Et le fait que ce taux de nuptialité reste stable parmi les Américains qui ont fait des études universitaires et accèdent aux classes supérieures, et soit de plus en plus rare parmi la plupart des autres classes engendre des inégalités de plus en plus fortes. L’abandon du mariage et des familles biparentales est à la fois le reflet de cette division et un facteur aggravant.

 

L’effondrement de la famille américaine

Oui, mais il y a le concubinage qui revient au même, pourrait-on entendre ! Non, car ces couples fonctionnent davantage sur le court terme et, en réalité, de nombreuses femmes finissent par élever seules leurs enfants.

Selon une étude du Pew Research Center, près d’un quart des enfants américains de moins de 18 ans vivent avec un seul parent et sans autre adulte, ce qui représente plus de trois fois la moyenne mondiale qui est de 7 %. Et qu’on n’avance pas que c’est un signe de libération du patriarcat et d’autonomie féministe ! Le taux de pauvreté chez les jeunes élevés par une mère célibataire est près de cinq fois supérieur à celui des jeunes vivant avec deux parents mariés. Ces mères célibataires ne sont donc pas les femmes les plus prospères sur le plan économique, ni les plus instruites.

Qu’on ne prétende pas non plus que la politique de régulation des naissances n’est pas assez répandue chez ces classes populaires.

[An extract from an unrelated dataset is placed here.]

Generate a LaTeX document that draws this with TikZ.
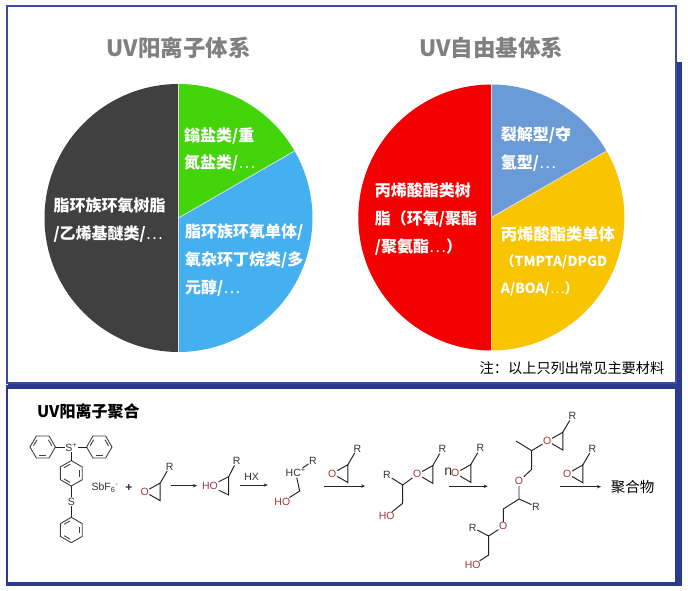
\documentclass[tikz,border=0pt]{standalone}
\usepackage{fontspec}
\setmainfont{Noto Sans CJK SC}
\newfontfamily\chemfont{Liberation Sans}
\usetikzlibrary{arrows.meta,calc}
\definecolor{bandblue}{HTML}{2B3A8C}
\definecolor{framblue}{HTML}{3C4BA6}
\definecolor{bondcol}{HTML}{222222}
\definecolor{oxred}{HTML}{9A3A3A}
\definecolor{slicedark}{HTML}{404040}
\definecolor{slicegreen}{HTML}{44D40A}
\definecolor{sliceblue}{HTML}{45B0F0}
\definecolor{slicered}{HTML}{F50000}
\definecolor{slicesteel}{HTML}{6A9BD6}
\definecolor{sliceyellow}{HTML}{F8C500}
\newcommand{\dotsreg}{{\mdseries ⋯}}
\tikzset{
  slice/.style={draw=white!88!black,line width=0.8pt},
  titletext/.style={font=\fontsize{22.5}{24}\selectfont\bfseries,text=black!50},
  pielabel/.style={anchor=west,inner sep=0pt,align=left,text=white,font=\fontsize{16}{27.8}\selectfont\bfseries},
  bond/.style={draw=bondcol,line width=0.95pt},
  redbond/.style={draw=oxred,line width=0.95pt},
  ring/.style={draw=black!75,line width=0.9pt},
  atom/.style={inner sep=0.6pt,text=black!80,font=\chemfont\fontsize{10.5}{11}\selectfont},
  oxatom/.style={inner sep=0.6pt,text=oxred,font=\chemfont\fontsize{10.5}{11}\selectfont},
  rxarrow/.style={draw=black!85,line width=0.9pt,-{Stealth[length=4pt,width=3.4pt]}},
}
% epoxide: name prefix, position of the O atom
\newcommand{\epoxide}[3]{%
  \begin{scope}[shift={(#2,#3)},name prefix=#1-]
    \node[oxatom] (o) at (0,0) {O};
    \coordinate (a) at (15.5,-8.7);
    \coordinate (b) at (15.5,9);
    \node[atom] (r) at (25,-25) {R};
    \draw[bond] (o) -- (a) -- (b) -- (o);
    \draw[bond] (a) -- (r);
    \draw[redbond] (o) -- ($(o)!.35!(a)$);
    \draw[redbond] (o) -- ($(o)!.35!(b)$);
  \end{scope}}
% phenyl ring: name prefix, centre, rotation
\newcommand{\phenylring}[4]{%
  \begin{scope}[shift={(#2,#3)},name prefix=#1-]
    \foreach \k in {0,...,5}{\coordinate (v\k) at ({60*\k+#4}:12.7);}
    \draw[ring] (v0)--(v1)--(v2)--(v3)--(v4)--(v5)--cycle;
    \foreach \k in {1,3,5}{\draw[ring] ({60*\k+#4+8}:9.2) -- ({60*\k+#4+52}:9.2);}
  \end{scope}}
\begin{document}
\begin{tikzpicture}[x=1pt,y=-1pt]
\useasboundingbox (0,0) rectangle (688,591);
% frames
\fill[bandblue] (676,62) rectangle (682,389);
\fill[bandblue] (8,384) rectangle (682,389);
\fill[white,draw=framblue,line width=1.3pt] (7,6) rectangle (676,383);
\fill[bandblue] (6,385) rectangle (682,586);
\fill[white] (8,389) rectangle (675,582);
% left pie
\node[titletext] (titleL) at (178.7,48) {UV阳离子体系};
\fill[slicedark] (178.5,218) -- (178.5,84) arc[start angle=-90,end angle=-270,radius=134] -- cycle;
\fill[slicegreen] (178.5,218) -- (178.5,84) arc[start angle=-90,end angle=-30,radius=134] -- cycle;
\fill[sliceblue] (178.5,218) -- (294.5,151) arc[start angle=-30,end angle=90,radius=134] -- cycle;
\draw[slice] (178.5,84) -- (178.5,352);
\draw[slice] (178.5,218) -- (294.5,151);
\node[pielabel] (l1) at (53.3,220) {脂环族环氧树脂\\/乙烯基醚类/\dotsreg};
\node[pielabel] (l2) at (184,149.5) {鎓盐类/重\\氮盐类/\dotsreg};
\node[pielabel] (l3) at (185,260) {脂环族环氧单体/\\氧杂环丁烷类/多\\元醇/\dotsreg};
% right pie
\node[titletext] (titleR) at (491.5,48) {UV自由基体系};
\fill[slicered] (491.3,217.5) -- (491.3,84.5) arc[start angle=-90,end angle=-270,radius=133] -- cycle;
\fill[slicesteel] (491.3,217.5) -- (491.3,84.5) arc[start angle=-90,end angle=-30,radius=133] -- cycle;
\fill[sliceyellow] (491.3,217.5) -- (606.5,151) arc[start angle=-30,end angle=90,radius=133] -- cycle;
\draw[slice] (491.3,84.5) -- (491.3,350.5);
\draw[slice] (491.3,217.5) -- (606.5,151);
\node[pielabel] (r1) at (374.7,219) {丙烯酸酯类树\\脂（环氧/聚酯\\/聚氨酯\dotsreg）};
\node[pielabel] (r2) at (500.7,149) {裂解型/夺\\氢型/\dotsreg};
\node[pielabel,font=\fontsize{13.8}{26.5}\selectfont\bfseries] (r3) at (500.7,261) {{\fontsize{16.3}{26.5}\selectfont 丙烯酸酯类单体}\\（TMPTA/DPGD\\A/BOA/\dotsreg）};
\node[inner sep=0pt,anchor=east,font=\fontsize{14.2}{16}\selectfont] (note) at (664.5,368) {注：以上只列出常见主要材料};
% lower panel
\node[inner sep=0pt,anchor=west,font=\fontsize{16}{18}\selectfont\bfseries] (poly) at (37,411.5) {UV阳离子聚合};
% photoinitiator
\phenylring{p1}{42.7}{447}{0}
\phenylring{p2}{99.3}{447}{0}
\phenylring{p3}{71.3}{473.3}{30}
\phenylring{p4}{71.3}{530}{30}
\node[atom] (sp) at (71.3,447) {S\textsuperscript{+}};
\node[atom] (s2) at (71.3,501.7) {S};
\draw[bond] (p1-v0) -- (sp);
\draw[bond] (p2-v3) -- (sp);
\draw[bond] (p3-v4) -- (sp);
\draw[bond] (p3-v1) -- (s2);
\draw[bond] (p4-v4) -- (s2);
\node[atom] (sbf) at (105,488) {SbF\textsubscript{6}\textsuperscript{-}};
\node[atom,font=\chemfont\fontsize{12}{12}\selectfont\bfseries] (plus) at (129,488) {+};
\epoxide{e1}{144.7}{491.7}
\coordinate (a1s) at (171,485.7); \coordinate (a1e) at (197,485.7);
\draw[rxarrow] (a1s) -- (a1e);
% protonated epoxide
\node[oxatom] (e2o) at (210,486) {HO};
\coordinate (e2a) at (228.7,476.7);
\coordinate (e2b) at (228.7,495);
\node[atom] (e2r) at (236.7,461) {R};
\draw[bond] (e2o) -- (e2a) -- (e2b) -- (e2o);
\draw[bond] (e2a) -- (e2r);
\node[atom] (hx) at (251.7,477.3) {HX};
\coordinate (a2s) at (240,485); \coordinate (a2e) at (267.7,485);
\draw[rxarrow] (a2s) -- (a2e);
% carbocation
\node[atom] (hc) at (295.7,472.7) {HC\textsuperscript{+}};
\node[atom] (hcr) at (313,460.7) {R};
\coordinate (hc1) at (299.7,491);
\node[oxatom] (hcoh) at (282.3,502) {HO};
\draw[bond] (hc) -- (hcr);
\draw[bond] (hc) -- (hc1) -- (hcoh);
\epoxide{e3}{332.3}{473.5}
\coordinate (a3s) at (324.3,486); \coordinate (a3e) at (365,486);
\draw[rxarrow] (a3s) -- (a3e);
% dimer
\node[atom] (d1r) at (387,475) {R};
\coordinate (d1c) at (402.7,485);
\coordinate (d1d) at (402.7,503.3);
\node[oxatom] (d1oh) at (386.7,516) {HO};
\epoxide{e4}{417.3}{474.3}
\draw[bond] (d1r) -- (d1c) -- (d1d) -- (d1oh);
\draw[bond] (d1c) -- (e4-o);
\node[atom,font=\chemfont\fontsize{14}{14}\selectfont] (nn) at (448.3,471.5) {n};
\epoxide{e5}{455.3}{473.3}
\coordinate (a4s) at (449,486.3); \coordinate (a4e) at (487.7,486.3);
\draw[rxarrow] (a4s) -- (a4e);
% oligomer
\coordinate (c1) at (516,441);
\coordinate (c2) at (531.7,450.7);
\epoxide{e6}{547.3}{441}
\coordinate (c3) at (531.7,469.3);
\node[oxatom] (o2) at (519,481.3) {O};
\coordinate (c4) at (519,499);
\node[atom] (r2a) at (536,506.7) {R};
\coordinate (c5) at (503.3,509);
\node[oxatom] (o3) at (503.3,526.3) {O};
\coordinate (c6) at (488.7,536);
\node[atom] (r3a) at (472.7,527.7) {R};
\coordinate (c7) at (488.7,555);
\node[oxatom] (oh3) at (472.7,565.3) {HO};
\draw[bond] (c1) -- (c2) -- (e6-o);
\draw[bond] (c2) -- (c3) -- (o2) -- (c4) -- (c5) -- (o3) -- (c6) -- (c7) -- (oh3);
\draw[bond] (c4) -- (r2a);
\draw[bond] (c6) -- (r3a);
\epoxide{e7}{567.3}{473.7}
\coordinate (a5s) at (560,486.7); \coordinate (a5e) at (601,486.7);
\draw[rxarrow] (a5s) -- (a5e);
\node[inner sep=0pt,font=\fontsize{14.5}{16}\selectfont] (prod) at (632.7,487) {聚合物};
\end{tikzpicture}
\end{document}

Melissa Kearney rappelle que les taux de natalité sont en baisse dans toutes les classes. Ce qui s’est produit, et pour toutes, c’est l’augmentation de la proportion des naissances hors union conjugale. En revanche, il faut noter les grandes disparités dans les ménages biparentaux selon les différents groupes ethniques et raciaux : 77 % des enfants blancs grandissent dans des foyers de parents mariés, contre 62 % des enfants hispaniques, 38 % des enfants noirs et 88 % des enfants asiatiques.

L’histoire et la réalité sont bien celles du déclin du mariage, pilier socio-économique essentiel.

 

Réactions à droite et à gauche

Le détail intéressant, c’est que le panel des lecteurs de ce livre est large. Pour la simple raison que l’auteur se dit modérée. Les uns la disent libérale, les autres conservatrice. Libre à chacun de critiquer, mais tout le monde émet un jugement.

La branche conservatrice, bien qu’elle la remercie chaudement de prendre le risque d’un sujet aussi controversé, concentre ses critiques sur ses recommandations politiques. Melissa Kearney propose, comme solution, de tirer sur les leviers économiques, d’améliorer la position relative des hommes à faibles revenus, d’augmenter les transferts aux familles, etc. L’Institute for Family Studies fait remarquer que la mise en œuvre de ces politiques, qui ne sont pas novatrices, a coïncidé avec le déclin continu du mariage. Est-ce que l’argent seul résoudra ces problèmes ? Le choix de se marier et de rester dans une relation biparentale stable n’est pas purement économique.

La réponse du Washington Post, de l’autre côté de l’échiquier, est éloquente. Selon lui, Melissa Kearney enfonce des portes ouvertes, ce qu’elle affirme est d’une évidence rare. Mais l’intention de l’économiste étant, pour lui, forcément mauvaise, à savoir une remise en cause de la perte des valeurs dans la société, ses chiffres et ses faits sont tout juste regardables… Il faut, selon lui, cesser de regarder vers ce modèle devenu rétrograde du mariage et « réfléchir à de nouvelles possibilités pour la structure sociétale »… Ça tombe bien, un universitaire a récemment proposé un élevage pour les enfants– en batterie sûrement.

Alors, réactionnaire la Melissa ? Juste réaliste.